[June 25th marks the 150th anniversary of the Battle of Little Big Horn, one of countless fraught moments across the long history of the so-called “Indian Wars.” There are few more frustrating, more tragic, nor more tellingly American histories, so this week I’ll AmericanStudy a handful of those conflicts, leading up to a weekend post on Little Big Horn.]
On two ways to contextualize lesser-known but hugely significant Revolutionary-era conflicts.
In this 2026 Anniversaries post on reframing 1776, I wrote about the Cherokee War that began on July 1st, just a few days before the publication of the Declaration of the Independence. I made the case there for the importance of better remembering that conflict as part of our ongoing 250th anniversary commemorations, so would ask you to check out that post if you would, and then come on back for some further Cherokee War analyses.
Welcome back! In that post I parenthetically noted that the Cherokee attacked “(with the support of the British),” but as I’ve researched these Revolutionary-era conflicts further, I would put that more strongly: the Cherokee were allied with pro-British forces, both Redcoats and Loyalist militias, in their battles against pro-Revolutionary settlers across the South. Those Cherokee-British alliances remained in place throughout the Cherokee War conflicts that continued until the end of the Revolution in 1783; and then the Cherokee simply formed a new international alliance, one with the Viceroyalty of New Spain, which helped support further battles until the Cherokee Wars fully concluded with the 1794 Treaty of Tellico Blockhouse. I’ve tried in various ways over the years to make the case for the American Revolution as a truly global conflict, and it’s crucial to see these parallel Revolutionary wars as similarly involving multiple nations, reminding us that in every way Revolutionary America was already deeply interconnected with the world.
At the same time—because history is incredibly complicated and requires the kinds of nuance that our moment overall and our political debates specifically make very challenging indeed—I would also argue that the American Revolution was in many ways a civil war.

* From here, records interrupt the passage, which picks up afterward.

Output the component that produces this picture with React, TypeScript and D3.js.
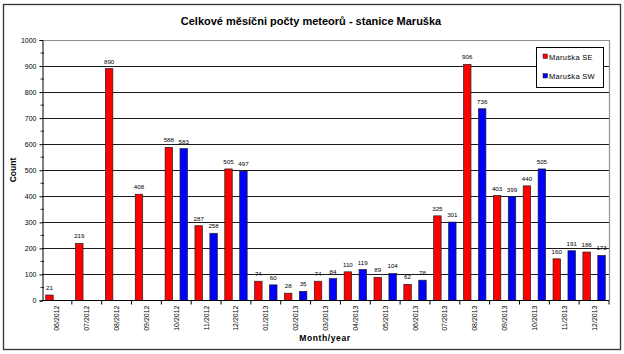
import React, { useRef, useEffect } from "react";
import * as d3 from "d3";

const months = [
  "06/2012", "07/2012", "08/2012", "09/2012", "10/2012", "11/2012", "12/2012",
  "01/2013", "02/2013", "03/2013", "04/2013", "05/2013", "06/2013", "07/2013",
  "08/2013", "09/2013", "10/2013", "11/2013", "12/2013",
];
const seValues = [21, 219, 890, 408, 588, 287, 505, 74, 28, 74, 110, 89, 62, 325, 906, 403, 440, 160, 186];
const swValues = [null, null, null, null, 583, 258, 497, 60, 35, 84, 119, 104, 78, 301, 736, 399, 505, 191, 173];
const seriesNames = ["Maruška SE", "Maruška SW"];
const seriesColors = ["#ff0000", "#0000ff"];
const yTicks = [0, 100, 200, 300, 400, 500, 600, 700, 800, 900, 1000];

const FONT = "'Liberation Sans', Arial, sans-serif";

const App = () => {
  const svgRef = useRef(null);

  const width = 624;
  const height = 354;
  const plot = { left: 42, right: 609, top: 40, bottom: 300.5 };

  useEffect(() => {
    const svg = d3.select(svgRef.current);
    svg.selectAll("*").remove();

    // outer frame
    svg.append("rect")
      .attr("x", 3.5).attr("y", 4.5)
      .attr("width", 617).attr("height", 345)
      .attr("fill", "#fff")
      .attr("stroke", "#333")
      .attr("stroke-width", 1.3);

    const xScale = d3.scaleBand()
      .domain(months)
      .range([plot.left, plot.right]);

    const xInner = d3.scaleBand()
      .domain(seriesNames)
      .range([0, xScale.bandwidth()])
      .paddingInner(0.5)
      .paddingOuter(0.25);

    const yScale = d3.scaleLinear()
      .domain([0, 1000])
      .range([plot.bottom, plot.top]);

    // gridlines
    svg.append("g")
      .selectAll("line")
      .data(yTicks.filter((t) => t > 0 && t < 1000))
      .join("line")
      .attr("x1", plot.left).attr("x2", plot.right)
      .attr("y1", (d) => Math.round(yScale(d)) + 0.5)
      .attr("y2", (d) => Math.round(yScale(d)) + 0.5)
      .attr("stroke", "#1a1a1a")
      .attr("stroke-width", 1);

    // plot area border (top and right)
    svg.append("path")
      .attr("d", `M${plot.left},${plot.top + 0.5}H${plot.right + 0.5}V${plot.bottom}`)
      .attr("fill", "none")
      .attr("stroke", "#909090")
      .attr("stroke-width", 1.2);

    // bars
    const series = [seValues, swValues];
    series.forEach((vals, si) => {
      const pts = months
        .map((m, i) => ({ m, v: vals[i] }))
        .filter((d) => d.v !== null);

      svg.append("g")
        .selectAll("rect")
        .data(pts)
        .join("rect")
        .attr("x", (d) => xScale(d.m) + xInner(seriesNames[si]))
        .attr("y", (d) => yScale(d.v))
        .attr("width", xInner.bandwidth())
        .attr("height", (d) => plot.bottom - yScale(d.v))
        .attr("fill", seriesColors[si])
        .attr("stroke", "#202020")
        .attr("stroke-width", 0.7);

      svg.append("g")
        .selectAll("text")
        .data(pts)
        .join("text")
        .attr("x", (d) => xScale(d.m) + xInner(seriesNames[si]) + xInner.bandwidth() / 2)
        .attr("y", (d) => yScale(d.v) - 5)
        .attr("text-anchor", "middle")
        .attr("font-family", FONT)
        .attr("font-size", 6.2)
        .attr("fill", "#000")
        .text((d) => d.v);
    });

    // y axis
    const yAxis = d3.axisLeft(yScale)
      .tickValues(yTicks)
      .tickFormat(d3.format("d"))
      .tickSize(3)
      .tickPadding(3);
    const yg = svg.append("g")
      .attr("transform", `translate(${plot.left + 0.5},0)`)
      .call(yAxis);
    yg.select(".domain").attr("stroke", "#000");
    yg.selectAll(".tick line").attr("stroke", "#000");
    yg.selectAll(".tick text")
      .attr("font-family", FONT)
      .attr("font-size", 7)
      .attr("fill", "#000");
    // minor ticks
    svg.append("g")
      .selectAll("line")
      .data(d3.range(50, 1000, 100))
      .join("line")
      .attr("x1", plot.left - 1.5).attr("x2", plot.left + 2)
      .attr("y1", (d) => yScale(d)).attr("y2", (d) => yScale(d))
      .attr("stroke", "#000")
      .attr("stroke-width", 0.8);

    // x axis
    svg.append("line")
      .attr("x1", plot.left).attr("x2", plot.right)
      .attr("y1", plot.bottom).attr("y2", plot.bottom)
      .attr("stroke", "#000");
    svg.append("g")
      .selectAll("line")
      .data(months)
      .join("line")
      .attr("x1", (d) => xScale(d) + xScale.bandwidth())
      .attr("x2", (d) => xScale(d) + xScale.bandwidth())
      .attr("y1", plot.bottom).attr("y2", plot.bottom + 4)
      .attr("stroke", "#000");
    svg.append("g")
      .selectAll("text")
      .data(months)
      .join("text")
      .attr("transform", (d) => `translate(${xScale(d) + xScale.bandwidth() / 2 + 2.5},${plot.bottom + 5}) rotate(-90)`)
      .attr("text-anchor", "end")
      .attr("font-family", FONT)
      .attr("font-size", 7)
      .attr("fill", "#000")
      .text((d) => d);

    // titles
    svg.append("text")
      .attr("x", 311).attr("y", 25)
      .attr("text-anchor", "middle")
      .attr("font-family", FONT)
      .attr("font-size", 11)
      .attr("font-weight", "bold")
      .text("Celkové měsíčni počty meteorů - stanice Maruška");

    svg.append("text")
      .attr("x", 325).attr("y", 341)
      .attr("text-anchor", "middle")
      .attr("font-family", FONT)
      .attr("font-size", 8.5)
      .attr("font-weight", "bold")
      .attr("letter-spacing", 0.6)
      .text("Month/year");

    svg.append("text")
      .attr("transform", "translate(16,170) rotate(-90)")
      .attr("text-anchor", "middle")
      .attr("font-family", FONT)
      .attr("font-size", 8.5)
      .attr("font-weight", "bold")
      .text("Count");

    // legend
    const lg = svg.append("g");
    lg.append("rect")
      .attr("x", 536.5).attr("y", 47.5)
      .attr("width", 67).attr("height", 40)
      .attr("fill", "#fff")
      .attr("stroke", "#000")
      .attr("stroke-width", 1);
    seriesNames.forEach((name, i) => {
      lg.append("rect")
        .attr("x", 543).attr("y", 54 + i * 19.5)
        .attr("width", 4.5).attr("height", 4.5)
        .attr("fill", seriesColors[i])
        .attr("stroke", "#202020")
        .attr("stroke-width", 0.5);
      lg.append("text")
        .attr("x", 549).attr("y", 59.5 + i * 19.5)
        .attr("font-family", FONT)
        .attr("font-size", 7.5)
        .attr("letter-spacing", 0.3)
        .text(name);
    });
  }, []);

  return (
    <div>
      <svg
        ref={svgRef}
        width={width}
        height={height}
        style={{ position: "absolute", left: 0, top: 0 }}
      ></svg>
    </div>
  );
};

export default App;
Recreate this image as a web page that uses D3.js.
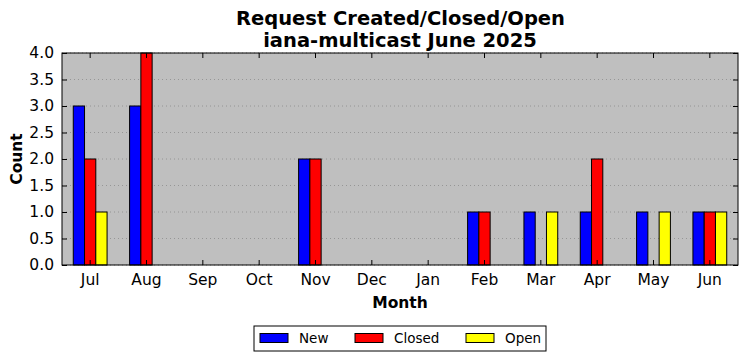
<!DOCTYPE html>
<html>
<head>
<meta charset="utf-8">
<script src="https://cdn.jsdelivr.net/npm/d3@7"></script>
<style>
  body { margin: 0; background: #fff; }
  text { font-family: "DejaVu Sans", sans-serif; }
</style>
</head>
<body>
<div id="chart"></div>
<script>
const months = ['Jul', 'Aug', 'Sep', 'Oct', 'Nov', 'Dec', 'Jan', 'Feb', 'Mar', 'Apr', 'May', 'Jun']
const newVals = [3, 3, 0, 0, 2, 0, 0, 1, 1, 1, 1, 1]
const closedVals = [2, 4, 0, 0, 2, 0, 0, 1, 0, 2, 0, 1]
const openVals = [1, 0, 0, 0, 0, 0, 0, 0, 1, 0, 1, 1]
const yTicks = [0, 0.5, 1, 1.5, 2, 2.5, 3, 3.5, 4]

const series = [
  { name: 'New', values: newVals, color: '#0000ff' },
  { name: 'Closed', values: closedVals, color: '#ff0000' },
  { name: 'Open', values: openVals, color: '#ffff00' }
]

const width = 747
const height = 361
const margin = { top: 53, right: 9, bottom: 96, left: 62 }
const plotW = width - margin.left - margin.right
const plotH = height - margin.top - margin.bottom

const svg = d3.select('#chart').append('svg')
  .attr('width', width)
  .attr('height', height)

// title
svg.append('text')
  .attr('x', margin.left + plotW / 2 + 0.5).attr('y', 25)
  .attr('text-anchor', 'middle')
  .style('font-size', '19.5px').style('font-weight', 'bold')
  .text('Request Created/Closed/Open')
svg.append('text')
  .attr('x', margin.left + plotW / 2).attr('y', 47)
  .attr('text-anchor', 'middle')
  .style('font-size', '19.5px').style('font-weight', 'bold')
  .text('iana-multicast June 2025')

const g = svg.append('g').attr('transform', `translate(${margin.left},${margin.top})`)

const x = d3.scaleBand().domain(months).range([0, plotW])
const y = d3.scaleLinear().domain([0, 4]).range([plotH, 0])
const barW = x.bandwidth() * 0.2

g.append('rect')
  .attr('width', plotW).attr('height', plotH)
  .attr('fill', '#bfbfbf')

// grid
g.selectAll('.grid')
  .data(yTicks)
  .join('line')
  .attr('class', 'grid')
  .attr('x1', 0).attr('x2', plotW)
  .attr('y1', d => y(d)).attr('y2', d => y(d))
  .attr('stroke', '#8c8c8c')
  .attr('stroke-width', 0.8)
  .attr('stroke-dasharray', '1,3')

// bars
series.forEach((s, i) => {
  g.selectAll('.bar' + i)
    .data(s.values)
    .join('rect')
    .attr('class', 'bar' + i)
    .attr('x', (d, j) => x(months[j]) + x.bandwidth() / 2 + (i - 1.5) * barW)
    .attr('y', d => y(d))
    .attr('width', barW)
    .attr('height', d => plotH - y(d))
    .attr('fill', s.color)
    .attr('stroke', '#000')
    .attr('stroke-width', 1)
})

// axes with inward ticks
const tickLen = 5
const xAxisB = d3.axisBottom(x).tickSizeInner(-tickLen).tickSizeOuter(0).tickPadding(9)
const xAxisT = d3.axisTop(x).tickSizeInner(-tickLen).tickSizeOuter(0).tickFormat('')
const yAxisL = d3.axisLeft(y).tickValues(yTicks).tickFormat(d3.format('.1f')).tickSizeInner(-tickLen).tickSizeOuter(0).tickPadding(8)
const yAxisR = d3.axisRight(y).tickValues(yTicks).tickSizeInner(-tickLen).tickSizeOuter(0).tickFormat('')

const styleAxis = sel => {
  sel.select('.domain').remove()
  sel.selectAll('text').style('font-size', '15.5px').attr('fill', '#000')
    .style('font-family', '"DejaVu Sans", sans-serif')
  sel.selectAll('line').attr('stroke', '#000')
}

g.append('g').attr('transform', `translate(0,${plotH})`).call(xAxisB).call(styleAxis)
g.append('g').call(xAxisT).call(styleAxis)
g.append('g').call(yAxisL).call(styleAxis)
g.append('g').attr('transform', `translate(${plotW},0)`).call(yAxisR).call(styleAxis)

g.append('rect')
  .attr('width', plotW).attr('height', plotH)
  .attr('fill', 'none').attr('stroke', '#000').attr('stroke-width', 1)

// axis labels
svg.append('text')
  .attr('x', margin.left + plotW / 2).attr('y', 308)
  .attr('text-anchor', 'middle')
  .style('font-size', '15.5px').style('font-weight', 'bold')
  .text('Month')
svg.append('text')
  .attr('transform', `translate(22,${margin.top + plotH / 2}) rotate(-90)`)
  .attr('text-anchor', 'middle')
  .style('font-size', '15.5px').style('font-weight', 'bold')
  .text('Count')

// legend
const legend = svg.append('g').attr('transform', 'translate(254,326)')
legend.append('rect')
  .attr('width', 292).attr('height', 25)
  .attr('fill', '#fff').attr('stroke', '#000').attr('stroke-width', 1)
const legX = [6, 101, 212]
series.forEach((s, i) => {
  legend.append('rect')
    .attr('x', legX[i]).attr('y', 7.5)
    .attr('width', 28).attr('height', 9)
    .attr('fill', s.color).attr('stroke', '#000')
  legend.append('text')
    .attr('x', legX[i] + 39).attr('y', 17)
    .style('font-size', '13.5px')
    .text(s.name)
})
</script>
</body>
</html>
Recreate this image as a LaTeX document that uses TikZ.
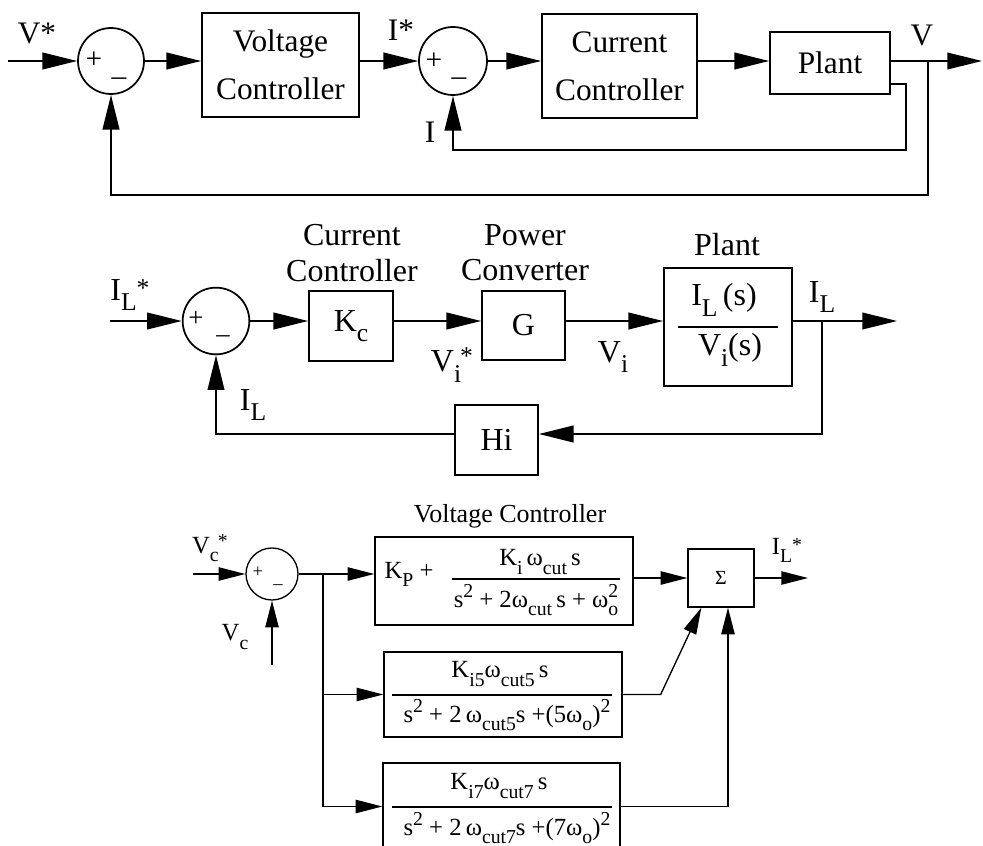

Those aforementioned Loyalist militias help us make that case, but so, in a distinct and even more complex way, do the Cherokee themselves. Without in any way minimizing the Cherokee’s entirely legitimate case for their status as a sovereign nation, I would note that they also were in the 1770s and have remained ever since part of the United States—and we can see all those layers to the Cherokee community in one of the most inspiring Early Republic texts, the Cherokee Memorials that their leaders produced (using the language of the Declaration of Independence and Constitution among many other arguments) to oppose Jackson’s Indian Removal policies. The Cherokee Wars themselves were an attempt to resist white settler incursions onto indigenous lands, making for a clear and crucial throughline between these “Indian Wars” and the Indian Removal era half-a-century later.
Next conflict tomorrow,
Ben
PS. What do you think?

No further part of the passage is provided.